Copy all the data exactly, except the pictures.

Given data |
________________________

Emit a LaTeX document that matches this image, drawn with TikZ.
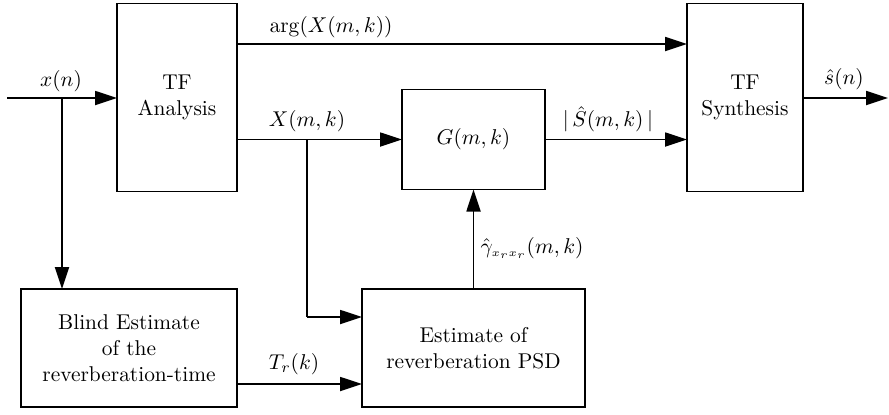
\RequirePackage{fix-cm}
\documentclass[tikz,border=0pt]{standalone}
\usetikzlibrary{arrows.meta}
\begin{document}
\begin{tikzpicture}[x=0.5pt,y=-0.5pt,
  font=\fontsize{10.7pt}{13pt}\selectfont,
  blockbox/.style={draw,line width=0.9pt,inner sep=0pt,outer sep=0pt,align=center},
  arr/.style={line width=0.9pt,-{Triangle[length=11pt,width=7pt]}},
  lbl/.style={inner sep=0pt}]
\useasboundingbox (0,0) rectangle (889,414);
% blocks
\node[blockbox,minimum width=60pt,minimum height=94pt] (tfa) at (177,97.5) {TF\\Analysis};
\node[blockbox,minimum width=58pt,minimum height=94pt] (tfs) at (745,97.5) {TF\\Synthesis};
\node[blockbox,minimum width=71.5pt,minimum height=50pt] (g) at (473.5,139.5) {$G(m,k)$};
\node[blockbox,minimum width=108pt,minimum height=59pt] (blind) at (129,348) {Blind Estimate\\of the\\reverberation-time};
\node[blockbox,minimum width=111.5pt,minimum height=59pt] (est) at (473.5,348) {Estimate of\\reverberation PSD};
% coordinates
\coordinate (in) at (7,98);
\coordinate (b1) at (62,98);
\coordinate (argy) at (0,44);
\coordinate (b2) at (307,139.5);
\coordinate (b3) at (307,317);
\coordinate (ty) at (0,384);
\coordinate (out) at (888,98);
% connectors
\draw[arr] (in) -- (in -| tfa.west);
\draw[arr] (b1) -- (b1 |- blind.north);
\draw[arr] (argy -| tfa.east) -- (argy -| tfs.west);
\draw[arr] (g.west -| tfa.east) -- (g.west);
\draw[line width=0.9pt] (b2) -- (b3);
\draw[arr] (b3) -- (b3 -| est.west);
\draw[arr] (g.east) -- (g.east -| tfs.west);
\draw[arr] (in -| tfs.east) -- (out);
\draw[arr] (est.north) -- (g.south);
\draw[arr] (ty -| blind.east) -- (ty -| est.west);
% labels
\node[lbl] (lx) at (61,81) {$x(n)$};
\node[lbl] (larg) at (331,27) {$\arg(X(m,k))$};
\node[lbl] (lX) at (307,121) {$X(m,k)$};
\node[lbl] (lS) at (608,119) {$|\,\hat{S}(m,k)\,|$};
\node[lbl] (ls) at (844,79) {$\hat{s}(n)$};
\node[lbl] (lg) at (532,248) {$\hat{\gamma}_{\scriptscriptstyle x_r x_r}(m,k)$};
\node[lbl] (lT) at (294,364) {$T_r(k)$};
\end{tikzpicture}
\end{document}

________________________

Response below |
Emit a LaTeX document that matches this image, drawn with TikZ.
\RequirePackage{fix-cm}
\documentclass[tikz,border=0pt]{standalone}
\usetikzlibrary{arrows.meta}
\begin{document}
\begin{tikzpicture}[x=0.5pt,y=-0.5pt,
  font=\fontsize{10.7pt}{13pt}\selectfont,
  blockbox/.style={draw,line width=0.9pt,inner sep=0pt,outer sep=0pt,align=center},
  arr/.style={line width=0.9pt,-{Triangle[length=11pt,width=7pt]}},
  lbl/.style={inner sep=0pt}]
\useasboundingbox (0,0) rectangle (889,414);
% blocks
\node[blockbox,minimum width=60pt,minimum height=94pt] (tfa) at (177,97.5) {TF\\Analysis};
\node[blockbox,minimum width=58pt,minimum height=94pt] (tfs) at (745,97.5) {TF\\Synthesis};
\node[blockbox,minimum width=71.5pt,minimum height=50pt] (g) at (473.5,139.5) {$G(m,k)$};
\node[blockbox,minimum width=108pt,minimum height=59pt] (blind) at (129,348) {Blind Estimate\\of the\\reverberation-time};
\node[blockbox,minimum width=111.5pt,minimum height=59pt] (est) at (473.5,348) {Estimate of\\reverberation PSD};
% coordinates
\coordinate (in) at (7,98);
\coordinate (b1) at (62,98);
\coordinate (argy) at (0,44);
\coordinate (b2) at (307,139.5);
\coordinate (b3) at (307,317);
\coordinate (ty) at (0,384);
\coordinate (out) at (888,98);
% connectors
\draw[arr] (in) -- (in -| tfa.west);
\draw[arr] (b1) -- (b1 |- blind.north);
\draw[arr] (argy -| tfa.east) -- (argy -| tfs.west);
\draw[arr] (g.west -| tfa.east) -- (g.west);
\draw[line width=0.9pt] (b2) -- (b3);
\draw[arr] (b3) -- (b3 -| est.west);
\draw[arr] (g.east) -- (g.east -| tfs.west);
\draw[arr] (in -| tfs.east) -- (out);
\draw[arr] (est.north) -- (g.south);
\draw[arr] (ty -| blind.east) -- (ty -| est.west);
% labels
\node[lbl] (lx) at (61,81) {$x(n)$};
\node[lbl] (larg) at (331,27) {$\arg(X(m,k))$};
\node[lbl] (lX) at (307,121) {$X(m,k)$};
\node[lbl] (lS) at (608,119) {$|\,\hat{S}(m,k)\,|$};
\node[lbl] (ls) at (844,79) {$\hat{s}(n)$};
\node[lbl] (lg) at (532,248) {$\hat{\gamma}_{\scriptscriptstyle x_r x_r}(m,k)$};
\node[lbl] (lT) at (294,364) {$T_r(k)$};
\end{tikzpicture}
\end{document}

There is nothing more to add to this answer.